Facebook Emoticon-Likes, does anyone use them?

Facebook Emoticon-Likes, does anyone use them?

I am sure you have noticed that the nice little like button as we know it on Facebook has disappeared. It has been replaced by a number of nice little Emojis that help the user express its feelings in a lot more profound and sophisticated way than a simple like…

Wait, did I just say sophisticated? Maybe I meant to say complicated. The Emojis make it a little bit easier for Facebook users to express how they feel about a certain post, text, image or video, but do they really add a lot of value?

Mark Zuckerberg claimed right after his first “post” regarding the new Emojis, that the most used “like” Emoji was the little red heart. Yet, when I look at my own personal Facebook wall, I do not see that reflected in any way. After checking 65 posts (I know not the biggest of samples, but enough to show the general trend), I have come to the following split of how people have been responding to the posts of myself and my friends:

  1. Like: 69%
  2. Love: 14%
  3. Haha: 2%
  4. Yay: 4%
  5. Wow: 8%
  6. Sad: 1%
  7. Angry: 2%

Why don’t my friends use the Emojis?

Now why does it seem to be that people are not really using the Emoticons? Or at least, nearly half of my friends in the sample that I took still used the standard like button as their preferred emoticon of choice.

Love is the most popular reaction so far, which feels about right to me! (Mark Zuckerberg, 23/02/2016 @facebook)

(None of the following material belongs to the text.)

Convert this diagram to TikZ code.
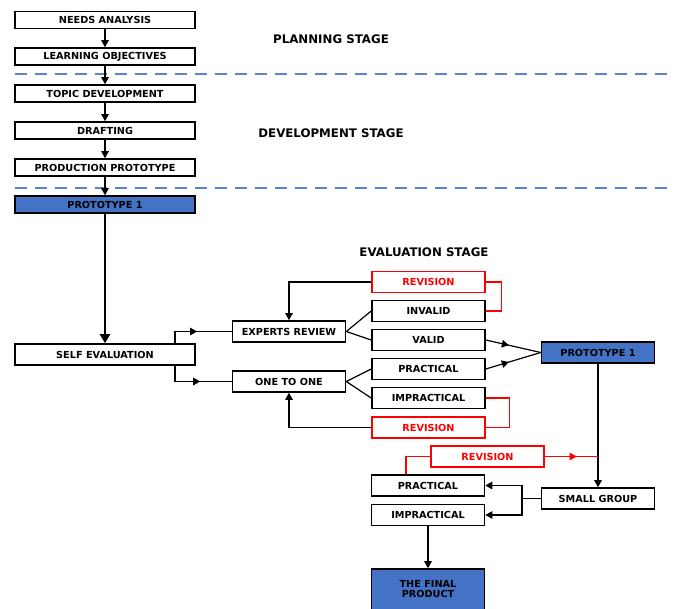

My first hunch would be is that they do not feel comfortable expressing that amount of emotions. A simple “like” seems to suffice for many of my friends at least. I do not know whether this is due to the Socio-Demographic sample that my friends make up of (most of my friends are between 30/40 years old, and to a large extent from Northern European countries. I could imagine a younger user audience to adjust to the new settings more quickly and to be better with emoticons than many of my friends.

How will the Emoticons affect the number of comments?

I also wonder how this will affect the number of comments underneath our posts in general. I read an interesting article in ZEIT this morning, in which the writer criticized the way people have started using emoticons as a means of communication more and more. The writer was worried that Facebooks move to focus more on emoticons than on text, could backfire and people in our western society would slowly lose the ability to communicate with one another in a “normal fashion” – without using Emoticon-Hierogliphics.

If that hypothesis holds true, then the number of comments should drastically decrease in the course of the next few months. If we can “say it all” with our emoticons, there is no need anymore for more complex and time intense sentence constructions.